Ninguna respuesta.-Cosas de ella-pensó. Reparando en el reloj de la cómoda, cayó en cuenta de que le quedaba poco tiempo para alistarse y salir. Saltó de la cama, en dirección al baño. Después de la ducha, se acercó al lavamanos. Buscando en el gabinete del baño, solamente halló su afeitadora, más ni una de las cuchillas. Ya con camisa y terno puestos, se preparó un café. Pasando a uno de los dos dormitorios de la casa, se percató que Camilo seguía durmiendo. Antes de irse lanzó una mirada dentro de su cuarto.
-Ya me voy Inés.
Ella seguía en la misma posición, sin responderle ni mirarle. Sin tiempo en ese momento para averiguar lo que le pasaba a ella, e imitando el sonido de un beso, se despidió, bajó las escaleras y salió de su casa. Llegando a su trabajo, despachó pendientes sin contratiempos, nada extraordinario. Y así llegaron las seis de la tarde.
Cuando salió de la oficina, el ocaso se extinguía a la distancia. Tomó un bus, pero a escasos kilómetros éste paró, debido a una manifestación de trabajadores. Salió de éste, y la noche le dio la bienvenida. La noche, que avanzaba incólume, lo abrazó, arrancándole sus huesos y entregándoselos al frío. De reojo pudo atisbar la violencia que solapadamente ocultaba la noche, de tantas alimañas que se escondían en su manto para escapar a las luces del ocaso. El inicio de una lluvia torrencial, lo sorprendió cuando ya había recorrido cierta distancia.
Al doblar la última esquina, entró al callejón equivocado, para escapar parcialmente de la tormenta. Algo se incrustó en su espalda, y dando media vuelta reparó en la casa maldita que sabía se encontraba en ese callejón y reparó en los ojos de una anciana, que lo miraba desde una ventana, con una mirada sin miedo, sin sangre.

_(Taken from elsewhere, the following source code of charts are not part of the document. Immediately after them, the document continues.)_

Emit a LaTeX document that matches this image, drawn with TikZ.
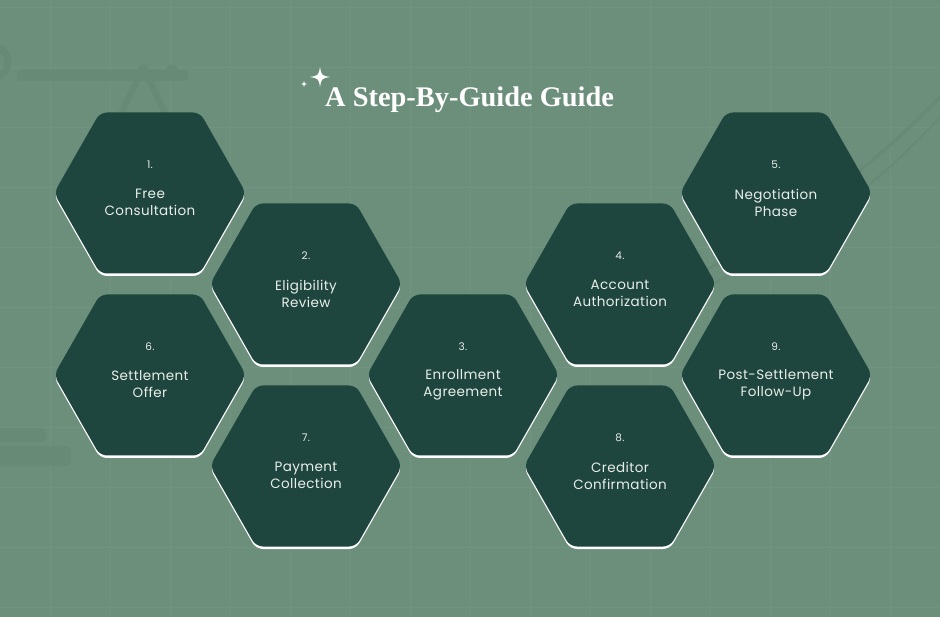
\documentclass[tikz,border=0pt]{standalone}
\usepackage{fontspec}
\setmainfont{Poppins}
\newfontfamily\labfont[LetterSpace=3]{Poppins}
\newfontfamily\titlefont{Liberation Serif}
\definecolor{bg}{RGB}{107,143,123}
\definecolor{hexc}{RGB}{31,70,62}
\definecolor{deco}{RGB}{102,138,118}
\definecolor{gridc}{RGB}{112,148,128}
\definecolor{txt}{RGB}{232,238,234}
\begin{document}
\begin{tikzpicture}[x=1pt,y=-1pt,
  hexfill/.style={fill=hexc, rounded corners=7pt},
  hexshadow/.style={fill=white, rounded corners=7pt},
  num/.style={font=\labfont\fontsize{10.5}{12}\selectfont, text=txt},
  lab/.style={font=\labfont\fontsize{13.5}{17}\selectfont, text=txt, align=center},
  decoline/.style={draw=deco, line cap=round},
]
\useasboundingbox (0,0) rectangle (940,617);
\fill[bg] (0,0) rectangle (940,617);
% grid
\foreach \gx in {50,110,...,890} \draw[gridc, line width=0.8] (\gx,0) -- (\gx,617);
\foreach \gy in {7,67,...,607} \draw[gridc, line width=0.8] (0,\gy) -- (940,\gy);
% faint decorations
\fill[deco, rounded corners=4] (17,70) rectangle (188,81);
\fill[deco] (143,71) circle (6);
\fill[deco] (172,71) circle (6);
\draw[decoline, line width=6] (141,72) -- (118,120);
\draw[decoline, line width=6] (146,72) -- (168,120);
\draw[decoline, line width=7] (-8,62) circle (16);
\draw[decoline, line width=3] (945,92) .. controls (850,190) and (760,250) .. (640,300);
\draw[decoline, line width=2] (945,112) .. controls (860,205) and (770,262) .. (650,312);
\fill[deco, rounded corners=5] (-5,428) rectangle (46,442);
\fill[deco, rounded corners=5] (-5,446) rectangle (71,466);
% hexagons
\foreach \i/\x/\y/\t in {
  1/150/193/{Free\\Consultation},
  2/306/284/{Eligibility\\Review},
  3/463/375/{Enrollment\\Agreement},
  4/620/284/{Account\\Authorization},
  5/776/193/{Negotiation\\Phase},
  6/150/375/{Settlement\\Offer},
  7/306/466/{Payment\\Collection},
  8/620/466/{Creditor\\Confirmation},
  9/776/375/{Post-Settlement\\Follow-Up}} {
  \coordinate (h\i) at (\x,\y);
  \begin{scope}[shift={(h\i)}]
    \fill[hexshadow] (-96,2.5) -- (-50,-78) -- (50,-78) -- (96,2.5) -- (50,83) -- (-50,83) -- cycle;
    \fill[hexfill] (-96,0) -- (-50,-80.5) -- (50,-80.5) -- (96,0) -- (50,80.5) -- (-50,80.5) -- cycle;
  \end{scope}
  \path (h\i) ++(0,-28) node[num] (n\i) {\i.};
  \path (h\i) ++(0,9.5) node[lab] (l\i) {\t};
}
% sparkles
\begin{scope}[shift={(320,77)}]
  \fill[white] (0,-10) .. controls (1.5,-1.5) .. (10,0) .. controls (1.5,1.5) .. (0,10)
    .. controls (-1.5,1.5) .. (-10,0) .. controls (-1.5,-1.5) .. (0,-10) -- cycle;
\end{scope}
\begin{scope}[shift={(304,84)}]
  \fill[white] (0,-3) .. controls (0.5,-0.5) .. (3,0) .. controls (0.5,0.5) .. (0,3)
    .. controls (-0.5,0.5) .. (-3,0) .. controls (-0.5,-0.5) .. (0,-3) -- cycle;
\end{scope}
% title
\node[font=\titlefont\bfseries\fontsize{28.4}{30}\selectfont, text=white, anchor=west, inner sep=0pt] (title) at (325,100) {A Step-By-Guide Guide};
\end{tikzpicture}
\end{document}
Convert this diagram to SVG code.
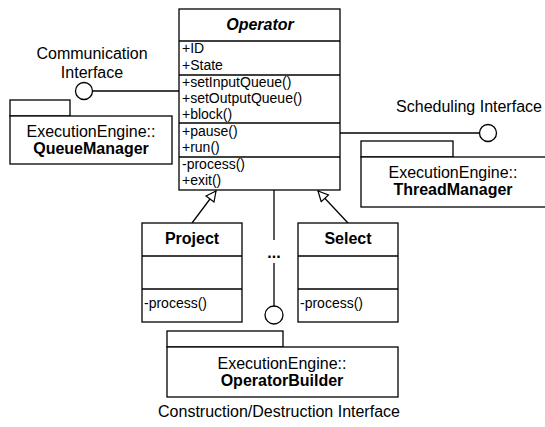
<svg xmlns="http://www.w3.org/2000/svg" width="545" height="427" viewBox="0 0 545 427">
<defs>
<style>
.b{fill:#fff;stroke:#000;stroke-width:1.3}
.l{fill:none;stroke:#000;stroke-width:1.3}
text{font-family:"Liberation Sans",Arial,sans-serif;fill:#000}
.m{font-size:14px}
.t{font-size:16px}
.c{text-anchor:middle}
.bd{font-weight:bold}
</style>
<marker id="gen" viewBox="0 0 12 12" refX="11" refY="6" markerWidth="12" markerHeight="12" markerUnits="userSpaceOnUse" orient="auto">
<path d="M1,1 L11,6 L1,11 Z" fill="#fff" stroke="#000" stroke-width="1.2"/>
</marker>
</defs>
<g id="connectors">
<line class="l" x1="92" y1="91" x2="179" y2="91"/>
<circle class="b" cx="84" cy="91" r="8.5"/>
<line class="l" x1="340" y1="133" x2="479" y2="133"/>
<circle class="b" cx="488" cy="133" r="8.5"/>
<line class="l" x1="274" y1="190" x2="274" y2="240"/>
<line class="l" x1="274" y1="263" x2="274" y2="306"/>
<circle class="b" cx="274" cy="315" r="9"/>
<line class="l" x1="192" y1="223" x2="216" y2="191" marker-end="url(#gen)"/>
<line class="l" x1="348" y1="223" x2="318" y2="191" marker-end="url(#gen)"/>
<text class="t c bd" x="274" y="258">...</text>
</g>
<g id="operator">
<rect class="b" x="179" y="9" width="161" height="181"/>
<line class="l" x1="179" y1="41" x2="340" y2="41"/>
<line class="l" x1="179" y1="75" x2="340" y2="75"/>
<line class="l" x1="179" y1="123" x2="340" y2="123"/>
<line class="l" x1="179" y1="157" x2="340" y2="157"/>
<text class="t c bd" x="260" y="30" font-style="italic">Operator</text>
<text class="m" x="182" y="53">+ID</text>
<text class="m" x="182" y="70">+State</text>
<text class="m" x="182" y="87">+setInputQueue()</text>
<text class="m" x="182" y="103">+setOutputQueue()</text>
<text class="m" x="182" y="119">+block()</text>
<text class="m" x="182" y="136">+pause()</text>
<text class="m" x="182" y="152">+run()</text>
<text class="m" x="182" y="169">-process()</text>
<text class="m" x="182" y="185">+exit()</text>
</g>
<g id="comm-label">
<text class="t c" x="92" y="59">Communication</text>
<text class="t c" x="92" y="78">Interface</text>
</g>
<g id="queuemanager">
<rect class="b" x="10" y="100" width="60" height="16"/>
<rect class="b" x="10" y="116" width="162" height="48"/>
<text class="t c" x="91" y="137">ExecutionEngine::</text>
<text class="t c bd" x="91" y="154">QueueManager</text>
</g>
<g id="sched-label">
<text class="t c" x="469" y="112">Scheduling Interface</text>
</g>
<g id="threadmanager">
<rect class="b" x="361" y="141" width="92" height="16"/>
<rect class="b" x="361" y="157" width="200" height="50"/>
<text class="t c" x="453" y="178">ExecutionEngine::</text>
<text class="t c bd" x="453" y="195">ThreadManager</text>
</g>
<g id="project">
<rect class="b" x="142" y="223" width="100" height="99"/>
<line class="l" x1="142" y1="256" x2="242" y2="256"/>
<line class="l" x1="142" y1="289" x2="242" y2="289"/>
<text class="t c bd" x="192" y="244">Project</text>
<text class="m" x="144" y="308">-process()</text>
</g>
<g id="select">
<rect class="b" x="298" y="223" width="100" height="99"/>
<line class="l" x1="298" y1="256" x2="398" y2="256"/>
<line class="l" x1="298" y1="289" x2="398" y2="289"/>
<text class="t c bd" x="348" y="244">Select</text>
<text class="m" x="300" y="308">-process()</text>
</g>
<g id="operatorbuilder">
<rect class="b" x="167" y="331" width="116" height="16"/>
<rect class="b" x="167" y="347" width="231" height="50"/>
<text class="t c" x="282" y="369">ExecutionEngine::</text>
<text class="t c bd" x="282" y="386">OperatorBuilder</text>
</g>
<g id="constr-label">
<text class="t c" x="279" y="417">Construction/Destruction Interface</text>
</g>
</svg>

Continúo por el callejón hasta que advirtió un sonido detrás suyo, no era la lluvia, ni los rayos que acuchillaban la noche; pues con su ya desolada mirada, vio a la anciana gesticular con sus labios algo que el imaginó inenarrable, y desaparecer entre cortinas apolilladas.
Llegando a casa, cerró la puerta a la tormenta y a tantas imágenes espeluznantes.
Subió las escaleras, y la encontró en el tocador de su cuarto, atravesándose el paladar con una cuchilla de afeitar. Del cuarto de Camilo llegaba el rumor de unas uñas arañando un pizarrón sin fin, y un coagulo de sangre yacía al lado del marco de la puerta. Afuera, un atormentado cuervo silenció a toda la tempestad con sus gritos. Y él dejó escapar unas lágrimas que pedían al borde de la locura, morir entre la negrura de la gélida borrasca.